▸ **Task description**
Please restate, exactly as written, the lines running from the beginning of the material through the line that has "ax.set_facecolor('#C0C0C0')" in it.

▸ **Records supplied**
--- START ---

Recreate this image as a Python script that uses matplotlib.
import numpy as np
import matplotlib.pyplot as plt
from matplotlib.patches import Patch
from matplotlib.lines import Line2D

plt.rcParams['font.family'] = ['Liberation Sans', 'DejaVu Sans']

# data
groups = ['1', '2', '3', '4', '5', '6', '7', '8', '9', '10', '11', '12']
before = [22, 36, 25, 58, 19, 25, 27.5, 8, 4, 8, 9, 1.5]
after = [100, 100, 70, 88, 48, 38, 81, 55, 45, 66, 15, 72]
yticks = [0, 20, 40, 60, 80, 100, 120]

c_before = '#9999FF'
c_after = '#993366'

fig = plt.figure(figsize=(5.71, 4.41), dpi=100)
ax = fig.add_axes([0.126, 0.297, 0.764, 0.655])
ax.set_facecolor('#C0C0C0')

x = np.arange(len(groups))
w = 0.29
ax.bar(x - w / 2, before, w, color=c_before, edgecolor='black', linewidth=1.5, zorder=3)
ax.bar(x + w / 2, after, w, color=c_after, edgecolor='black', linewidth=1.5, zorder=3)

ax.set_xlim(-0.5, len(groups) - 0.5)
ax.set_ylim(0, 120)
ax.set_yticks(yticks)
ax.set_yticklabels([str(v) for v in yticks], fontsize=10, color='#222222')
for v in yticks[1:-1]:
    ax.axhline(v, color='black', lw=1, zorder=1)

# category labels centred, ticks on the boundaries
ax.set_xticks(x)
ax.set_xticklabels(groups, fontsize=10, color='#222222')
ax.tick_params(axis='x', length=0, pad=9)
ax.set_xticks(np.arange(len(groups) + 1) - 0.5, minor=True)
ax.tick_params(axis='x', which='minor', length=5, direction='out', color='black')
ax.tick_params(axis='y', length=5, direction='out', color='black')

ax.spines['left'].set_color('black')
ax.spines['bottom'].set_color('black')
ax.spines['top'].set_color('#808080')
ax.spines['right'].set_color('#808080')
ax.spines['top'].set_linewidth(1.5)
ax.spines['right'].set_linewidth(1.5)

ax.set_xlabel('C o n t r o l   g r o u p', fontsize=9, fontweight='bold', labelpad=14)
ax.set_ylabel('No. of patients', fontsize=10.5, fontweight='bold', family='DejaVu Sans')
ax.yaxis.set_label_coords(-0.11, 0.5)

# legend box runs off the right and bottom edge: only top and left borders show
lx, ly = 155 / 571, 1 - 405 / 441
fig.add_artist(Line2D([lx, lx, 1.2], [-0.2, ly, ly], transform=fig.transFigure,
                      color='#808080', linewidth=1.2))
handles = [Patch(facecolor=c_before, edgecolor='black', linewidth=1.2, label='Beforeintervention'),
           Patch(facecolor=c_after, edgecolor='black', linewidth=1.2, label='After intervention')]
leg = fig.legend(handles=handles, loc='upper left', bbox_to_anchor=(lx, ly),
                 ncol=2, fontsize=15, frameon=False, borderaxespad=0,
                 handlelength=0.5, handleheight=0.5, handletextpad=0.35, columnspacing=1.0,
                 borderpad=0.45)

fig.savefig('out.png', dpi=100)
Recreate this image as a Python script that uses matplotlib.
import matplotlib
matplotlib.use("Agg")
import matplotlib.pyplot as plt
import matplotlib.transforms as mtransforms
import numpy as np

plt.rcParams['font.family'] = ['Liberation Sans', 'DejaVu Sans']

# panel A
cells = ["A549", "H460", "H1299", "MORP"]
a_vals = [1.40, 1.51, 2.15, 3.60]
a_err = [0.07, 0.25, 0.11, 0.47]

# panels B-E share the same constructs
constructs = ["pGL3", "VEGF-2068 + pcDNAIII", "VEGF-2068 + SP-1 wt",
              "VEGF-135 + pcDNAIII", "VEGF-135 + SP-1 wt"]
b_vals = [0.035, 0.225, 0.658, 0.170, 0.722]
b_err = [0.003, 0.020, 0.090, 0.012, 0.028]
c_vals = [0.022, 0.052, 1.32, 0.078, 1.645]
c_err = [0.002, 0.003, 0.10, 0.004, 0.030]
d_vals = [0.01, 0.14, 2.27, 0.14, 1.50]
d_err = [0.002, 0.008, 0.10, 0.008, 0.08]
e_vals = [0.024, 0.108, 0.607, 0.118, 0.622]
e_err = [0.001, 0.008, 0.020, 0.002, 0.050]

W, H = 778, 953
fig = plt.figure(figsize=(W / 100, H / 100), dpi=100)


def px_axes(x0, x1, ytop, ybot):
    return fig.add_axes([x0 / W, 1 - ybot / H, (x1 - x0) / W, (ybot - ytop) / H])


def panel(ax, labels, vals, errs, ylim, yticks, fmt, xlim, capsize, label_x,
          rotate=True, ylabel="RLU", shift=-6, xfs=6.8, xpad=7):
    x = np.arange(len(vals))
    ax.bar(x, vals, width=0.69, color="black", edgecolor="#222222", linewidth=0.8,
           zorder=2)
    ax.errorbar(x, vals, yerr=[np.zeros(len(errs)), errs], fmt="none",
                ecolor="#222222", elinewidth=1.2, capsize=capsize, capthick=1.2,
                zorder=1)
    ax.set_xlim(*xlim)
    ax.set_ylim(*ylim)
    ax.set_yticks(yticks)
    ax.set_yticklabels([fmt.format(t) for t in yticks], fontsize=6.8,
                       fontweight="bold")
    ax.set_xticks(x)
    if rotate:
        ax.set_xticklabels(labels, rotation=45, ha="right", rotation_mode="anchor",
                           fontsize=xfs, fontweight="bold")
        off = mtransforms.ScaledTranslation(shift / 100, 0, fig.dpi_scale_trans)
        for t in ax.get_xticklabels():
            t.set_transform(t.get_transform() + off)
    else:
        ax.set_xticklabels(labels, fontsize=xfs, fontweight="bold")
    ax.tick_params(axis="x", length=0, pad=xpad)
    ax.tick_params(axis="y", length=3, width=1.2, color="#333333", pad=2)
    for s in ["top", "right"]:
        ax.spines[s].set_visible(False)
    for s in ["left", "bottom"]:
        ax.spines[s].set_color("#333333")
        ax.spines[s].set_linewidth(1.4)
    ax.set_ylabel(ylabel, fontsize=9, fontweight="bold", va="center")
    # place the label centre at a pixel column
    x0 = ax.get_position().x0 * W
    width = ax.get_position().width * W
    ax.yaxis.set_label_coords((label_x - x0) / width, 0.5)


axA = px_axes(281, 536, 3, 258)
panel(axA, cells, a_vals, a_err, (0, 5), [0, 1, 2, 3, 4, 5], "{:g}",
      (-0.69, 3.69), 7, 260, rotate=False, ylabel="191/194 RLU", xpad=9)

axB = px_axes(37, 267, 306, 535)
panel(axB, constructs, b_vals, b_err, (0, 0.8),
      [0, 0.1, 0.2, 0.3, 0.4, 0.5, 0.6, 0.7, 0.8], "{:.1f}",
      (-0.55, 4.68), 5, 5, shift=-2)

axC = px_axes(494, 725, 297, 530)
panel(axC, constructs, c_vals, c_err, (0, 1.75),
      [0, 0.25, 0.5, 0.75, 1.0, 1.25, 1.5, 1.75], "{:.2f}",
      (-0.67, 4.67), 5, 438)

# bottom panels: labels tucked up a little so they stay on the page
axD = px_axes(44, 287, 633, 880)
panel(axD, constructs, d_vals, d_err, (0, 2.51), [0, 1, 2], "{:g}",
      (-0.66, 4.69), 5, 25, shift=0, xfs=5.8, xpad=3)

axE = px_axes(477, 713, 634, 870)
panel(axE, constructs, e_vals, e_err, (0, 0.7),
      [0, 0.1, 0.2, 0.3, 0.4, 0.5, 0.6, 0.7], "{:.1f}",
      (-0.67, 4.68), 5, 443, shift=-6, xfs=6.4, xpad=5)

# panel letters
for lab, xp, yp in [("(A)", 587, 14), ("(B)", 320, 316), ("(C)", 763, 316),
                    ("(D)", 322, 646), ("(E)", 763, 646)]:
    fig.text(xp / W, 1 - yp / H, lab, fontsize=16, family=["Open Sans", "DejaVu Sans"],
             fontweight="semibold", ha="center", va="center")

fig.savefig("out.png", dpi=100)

--- END ---

▸ **Solution to the problem**
Recreate this image as a Python script that uses matplotlib.
import numpy as np
import matplotlib.pyplot as plt
from matplotlib.patches import Patch
from matplotlib.lines import Line2D

plt.rcParams['font.family'] = ['Liberation Sans', 'DejaVu Sans']

# data
groups = ['1', '2', '3', '4', '5', '6', '7', '8', '9', '10', '11', '12']
before = [22, 36, 25, 58, 19, 25, 27.5, 8, 4, 8, 9, 1.5]
after = [100, 100, 70, 88, 48, 38, 81, 55, 45, 66, 15, 72]
yticks = [0, 20, 40, 60, 80, 100, 120]

c_before = '#9999FF'
c_after = '#993366'

fig = plt.figure(figsize=(5.71, 4.41), dpi=100)
ax = fig.add_axes([0.126, 0.297, 0.764, 0.655])
ax.set_facecolor('#C0C0C0')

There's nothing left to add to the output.